The method we chose for this project was on-policy Proximal Policy Optimization or PPO by OpenAI. To quote their website directly, RL algorithms have a lot of ‘moving parts’ which makes the training of agents very unstable. PPO, however, uses a clipped objective function which reduces changes to the current policy so that the performance doesn’t suddenly decline whilst training. A detailed explanation of the objective function can be found here.
The Neural Network Architecture
Adding on to our understanding of how to approximate the earlier function, PPO outputs the actions for the agent to take in the form of logits whilst it also outputs the state value. The logits are unnormalised predictions of the actions to take, the state value is the expected reward the agent will get from the current state if it follows the current policy. This additional evaluation of the state is why PPO is sometimes called an Actor-Critic algorithm.
With this in mind, shared layers in the Oh Hell agent meant the agent was unable to learn until the actor and critic were spilt into two different networks. The reason for this is not clear, but a common internal conflict that agents face in RL is choosing actions that maximize immediate reward vs long-term rewards or the crucial Exploration vs Exploitation Dilemma.
The structure of the neural network that generated the best model is below, with details of how many neurons where used at each level.
Implementation of Algorithm
To run the PPO algorithm on the custom environment, the package stable-baselines3 was used. It has a PPO implementation that allows you to customise the layers on a neural network and offers tensorboard support so that you can visualise training results. The entire code that generates the neural network model is found here with explanations of what each section does.
Below are some of the metrics that were tracked by tensorboard during training.
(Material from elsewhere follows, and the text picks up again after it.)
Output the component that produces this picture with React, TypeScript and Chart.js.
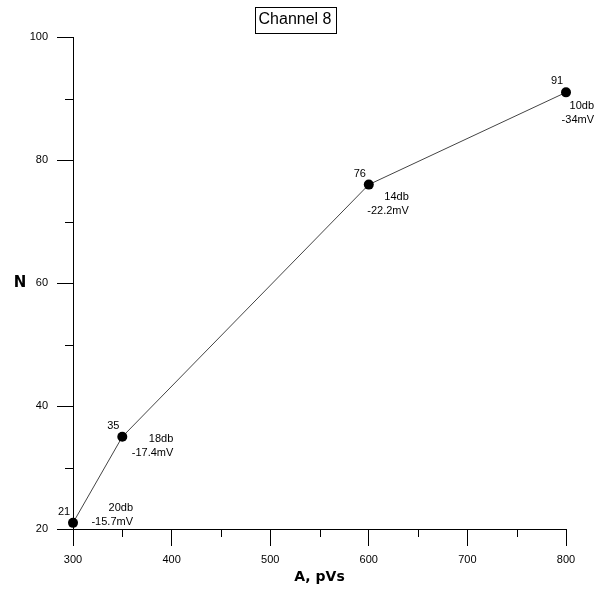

The initial models struggled to correctly select which of the 63 actions were actually possible at any given point. In the game design, ineligible actions are replaced with a random action - so these initial models did not improve on what a random agent would have done.
At this stage, one could implement a so-called ‘mask’ over the unavailable actions which sets the logits of these actions to 0 or change the reward signal to the agent so that it is ‘punished’ everytime an unavailable action is selected. The latter approach is less coercive and is what was implemented. However, noticeably, it still leaves the agent with the ability to choose unavailable actions.
The best trained model so far can not answer the original question of the best possible strategy for playing Oh Hell. The policy, however, shows a large improvement from a random agent; it will sometimes execute flawless runs, predicting a number of tricks, winning that number, and getting the extra bonus of 10 tricks and with no ineligible actions selected. This model will select an average of just under 2 unavailable actions per game which is a massive improvement from the original 10 out of 11.
This project answered interesting questions of how RL agents are trained and this particular approach of using neural networks, Deep RL being only one of the methods in RL. If there was more time, a Monte Carlo Tree Search could hypothetically be implemented on top of this agent to improve it’s performance or a completely custom and more granular PPO implementation along with a mask.